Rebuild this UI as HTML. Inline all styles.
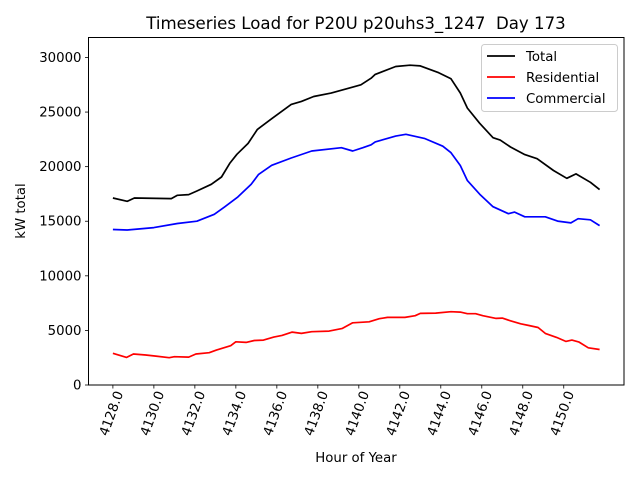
<!DOCTYPE html>
<html><head><meta charset="utf-8"><style>
body{margin:0;background:#fff;}
svg{display:block;font-family:"DejaVu Sans","Liberation Sans",sans-serif;}
</style></head><body>
<svg id="chart" width="640" height="480">
<rect width="640" height="480" fill="#fff"/>
</svg>
<script>
const yTicks=[0,5000,10000,15000,20000,25000,30000];
const xTicks=[4128,4130,4132,4134,4136,4138,4140,4142,4144,4146,4148,4150];
const totalHours=[4128,4128.7,4129.05,4130.85,4131.15,4131.7,4132.1,4132.8,4133.3,4133.7,4134.05,4134.6,4135.05,4135.75,4136.7,4137.2,4137.8,4138.65,4139.6,4140.1,4140.6,4140.8,4141.8,4142.5,4143.0,4143.9,4144.5,4144.95,4145.3,4145.9,4146.55,4146.9,4147.4,4148.1,4148.7,4149.5,4150.15,4150.6,4151.3,4151.75];
const totalValues=[17130,16830,17130,17070,17380,17440,17770,18380,19050,20300,21130,22130,23410,24390,25700,25980,26430,26740,27230,27500,28100,28450,29170,29290,29230,28610,28050,26750,25360,23970,22650,22430,21800,21100,20730,19650,18930,19340,18570,17900];
const comHours=[4128,4128.7,4130.0,4131.15,4132.1,4132.95,4133.45,4134.1,4134.75,4135.1,4135.75,4136.7,4137.7,4139.15,4139.7,4140.2,4140.6,4140.8,4141.8,4142.3,4143.2,4144.1,4144.5,4144.95,4145.3,4145.9,4146.55,4147.3,4147.6,4148.1,4149.1,4149.7,4150.35,4150.7,4151.3,4151.75];
const comValues=[14240,14200,14420,14790,15000,15640,16310,17230,18380,19270,20120,20790,21430,21740,21430,21740,22000,22270,22800,22960,22590,21870,21280,20110,18720,17480,16330,15690,15840,15410,15410,15010,14850,15230,15130,14600];
const resHours=[4128,4128.67,4129.0,4129.6,4130.1,4130.75,4131.0,4131.7,4132.05,4132.7,4133.05,4133.75,4134.0,4134.5,4134.9,4135.35,4135.85,4136.25,4136.75,4137.2,4137.7,4138.55,4139.2,4139.7,4140.5,4141.0,4141.4,4142.25,4142.75,4143.0,4143.75,4144.5,4144.95,4145.3,4145.7,4146.05,4146.7,4147.0,4147.4,4147.9,4148.3,4148.75,4149.1,4149.65,4150.1,4150.4,4150.75,4151.2,4151.75];
const resValues=[2900,2530,2840,2750,2650,2500,2590,2560,2840,2960,3200,3600,3960,3900,4080,4110,4390,4540,4850,4730,4880,4940,5180,5700,5790,6070,6190,6190,6350,6560,6590,6710,6680,6530,6530,6350,6100,6130,5880,5610,5450,5270,4730,4360,3990,4110,3930,3410,3250];

const NS="http://www.w3.org/2000/svg";
const svg=document.getElementById('chart');
const L=88.5,R=624,T=37.5,B=385;
const X0=4126.81,X1=4152.94,Y0=0,Y1=31830;
const sx=v=>L+(v-X0)/(X1-X0)*(R-L);
const sy=v=>B-(v-Y0)/(Y1-Y0)*(B-T);
function mk(tag,attrs,parent){const e=document.createElementNS(NS,tag);for(const k in attrs)e.setAttribute(k,attrs[k]);(parent||svg).appendChild(e);return e;}

function series(hs,vs,color,name){
  const p=mk('polyline',{points:hs.map((h,i)=>sx(h).toFixed(1)+','+sy(vs[i]).toFixed(1)).join(' '),fill:'none',stroke:color,'stroke-width':1.7,'stroke-linejoin':'round'});
  
  
}
series(totalHours,totalValues,'#000','total-line');
series(resHours,resValues,'#f00','residential-line');
series(comHours,comValues,'#00f','commercial-line');

const frame=mk('rect',{x:L,y:T,width:R-L,height:B-T,fill:'none',stroke:'#000','stroke-width':1});



yTicks.forEach(t=>{
  const y=sy(t);
  mk('line',{x1:L-3.5,x2:L,y1:y,y2:y,stroke:'#000','stroke-width':0.8});
  const tx=mk('text',{x:L-7,y:y+4.5,'text-anchor':'end','font-size':13.3});
  tx.textContent=String(t);
  
  
});
xTicks.forEach(t=>{
  const x=sx(t);
  mk('line',{x1:x,x2:x,y1:B,y2:B+3.5,stroke:'#000','stroke-width':0.8});
  const tx=mk('text',{x:0,y:0,'text-anchor':'end','font-size':13.3,transform:`translate(${x+10.5},${B+8}) rotate(-70)`});
  tx.textContent=t.toFixed(1);
  
  
});
</script>
<div style="position:absolute;left:0;top:0;width:640px;height:480px;pointer-events:none">
<svg width="640" height="480" style="font-family:'DejaVu Sans','Liberation Sans',sans-serif">
<text x="356" y="29" text-anchor="middle" font-size="16.6">Timeseries Load for P20U p20uhs3_1247 &#160;Day 173</text>
<text x="356" y="462" text-anchor="middle" font-size="13.3">Hour of Year</text>
<text transform="translate(25,211) rotate(-90)" text-anchor="middle" font-size="13.3">kW total</text>
<g>
<rect x="481.5" y="44.5" width="136" height="67" rx="3" fill="#fff" fill-opacity="0.8" stroke="#ccc"/>
<g><line x1="487" x2="515" y1="56" y2="56" stroke="#000" stroke-width="1.7"/><text x="526" y="61" font-size="13.3">Total</text></g>
<g><line x1="487" x2="515" y1="77" y2="77" stroke="#f00" stroke-width="1.7"/><text x="526" y="82" font-size="13.3">Residential</text></g>
<g><line x1="487" x2="515" y1="98" y2="98" stroke="#00f" stroke-width="1.7"/><text x="526" y="103" font-size="13.3">Commercial</text></g>
</g>
</svg>
</div>
</body></html>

━━━━━━━━━━━━━━━━━━━━

Copy all the lines of data exactly as they appear, dropping any images.

Rebuild this UI as HTML. Inline all styles.
<!DOCTYPE html>
<html><head><meta charset="utf-8"><style>
body{margin:0;background:#fff;}
svg{display:block;font-family:"DejaVu Sans","Liberation Sans",sans-serif;}
</style></head><body>
<svg id="chart" width="640" height="480">
<rect width="640" height="480" fill="#fff"/>
</svg>
<script>
const yTicks=[0,5000,10000,15000,20000,25000,30000];
const xTicks=[4128,4130,4132,4134,4136,4138,4140,4142,4144,4146,4148,4150];
const totalHours=[4128,4128.7,4129.05,4130.85,4131.15,4131.7,4132.1,4132.8,4133.3,4133.7,4134.05,4134.6,4135.05,4135.75,4136.7,4137.2,4137.8,4138.65,4139.6,4140.1,4140.6,4140.8,4141.8,4142.5,4143.0,4143.9,4144.5,4144.95,4145.3,4145.9,4146.55,4146.9,4147.4,4148.1,4148.7,4149.5,4150.15,4150.6,4151.3,4151.75];
const totalValues=[17130,16830,17130,17070,17380,17440,17770,18380,19050,20300,21130,22130,23410,24390,25700,25980,26430,26740,27230,27500,28100,28450,29170,29290,29230,28610,28050,26750,25360,23970,22650,22430,21800,21100,20730,19650,18930,19340,18570,17900];
const comHours=[4128,4128.7,4130.0,4131.15,4132.1,4132.95,4133.45,4134.1,4134.75,4135.1,4135.75,4136.7,4137.7,4139.15,4139.7,4140.2,4140.6,4140.8,4141.8,4142.3,4143.2,4144.1,4144.5,4144.95,4145.3,4145.9,4146.55,4147.3,4147.6,4148.1,4149.1,4149.7,4150.35,4150.7,4151.3,4151.75];
const comValues=[14240,14200,14420,14790,15000,15640,16310,17230,18380,19270,20120,20790,21430,21740,21430,21740,22000,22270,22800,22960,22590,21870,21280,20110,18720,17480,16330,15690,15840,15410,15410,15010,14850,15230,15130,14600];
const resHours=[4128,4128.67,4129.0,4129.6,4130.1,4130.75,4131.0,4131.7,4132.05,4132.7,4133.05,4133.75,4134.0,4134.5,4134.9,4135.35,4135.85,4136.25,4136.75,4137.2,4137.7,4138.55,4139.2,4139.7,4140.5,4141.0,4141.4,4142.25,4142.75,4143.0,4143.75,4144.5,4144.95,4145.3,4145.7,4146.05,4146.7,4147.0,4147.4,4147.9,4148.3,4148.75,4149.1,4149.65,4150.1,4150.4,4150.75,4151.2,4151.75];
const resValues=[2900,2530,2840,2750,2650,2500,2590,2560,2840,2960,3200,3600,3960,3900,4080,4110,4390,4540,4850,4730,4880,4940,5180,5700,5790,6070,6190,6190,6350,6560,6590,6710,6680,6530,6530,6350,6100,6130,5880,5610,5450,5270,4730,4360,3990,4110,3930,3410,3250];

const NS="http://www.w3.org/2000/svg";
const svg=document.getElementById('chart');
const L=88.5,R=624,T=37.5,B=385;
const X0=4126.81,X1=4152.94,Y0=0,Y1=31830;
const sx=v=>L+(v-X0)/(X1-X0)*(R-L);
const sy=v=>B-(v-Y0)/(Y1-Y0)*(B-T);
function mk(tag,attrs,parent){const e=document.createElementNS(NS,tag);for(const k in attrs)e.setAttribute(k,attrs[k]);(parent||svg).appendChild(e);return e;}

function series(hs,vs,color,name){
  const p=mk('polyline',{points:hs.map((h,i)=>sx(h).toFixed(1)+','+sy(vs[i]).toFixed(1)).join(' '),fill:'none',stroke:color,'stroke-width':1.7,'stroke-linejoin':'round'});
  
  
}
series(totalHours,totalValues,'#000','total-line');
series(resHours,resValues,'#f00','residential-line');
series(comHours,comValues,'#00f','commercial-line');

const frame=mk('rect',{x:L,y:T,width:R-L,height:B-T,fill:'none',stroke:'#000','stroke-width':1});



yTicks.forEach(t=>{
  const y=sy(t);
  mk('line',{x1:L-3.5,x2:L,y1:y,y2:y,stroke:'#000','stroke-width':0.8});
  const tx=mk('text',{x:L-7,y:y+4.5,'text-anchor':'end','font-size':13.3});
  tx.textContent=String(t);
  
  
});
xTicks.forEach(t=>{
  const x=sx(t);
  mk('line',{x1:x,x2:x,y1:B,y2:B+3.5,stroke:'#000','stroke-width':0.8});
  const tx=mk('text',{x:0,y:0,'text-anchor':'end','font-size':13.3,transform:`translate(${x+10.5},${B+8}) rotate(-70)`});
  tx.textContent=t.toFixed(1);
  
  
});
</script>
<div style="position:absolute;left:0;top:0;width:640px;height:480px;pointer-events:none">
<svg width="640" height="480" style="font-family:'DejaVu Sans','Liberation Sans',sans-serif">
<text x="356" y="29" text-anchor="middle" font-size="16.6">Timeseries Load for P20U p20uhs3_1247 &#160;Day 173</text>
<text x="356" y="462" text-anchor="middle" font-size="13.3">Hour of Year</text>
<text transform="translate(25,211) rotate(-90)" text-anchor="middle" font-size="13.3">kW total</text>
<g>
<rect x="481.5" y="44.5" width="136" height="67" rx="3" fill="#fff" fill-opacity="0.8" stroke="#ccc"/>
<g><line x1="487" x2="515" y1="56" y2="56" stroke="#000" stroke-width="1.7"/><text x="526" y="61" font-size="13.3">Total</text></g>
<g><line x1="487" x2="515" y1="77" y2="77" stroke="#f00" stroke-width="1.7"/><text x="526" y="82" font-size="13.3">Residential</text></g>
<g><line x1="487" x2="515" y1="98" y2="98" stroke="#00f" stroke-width="1.7"/><text x="526" y="103" font-size="13.3">Commercial</text></g>
</g>
</svg>
</div>
</body></html>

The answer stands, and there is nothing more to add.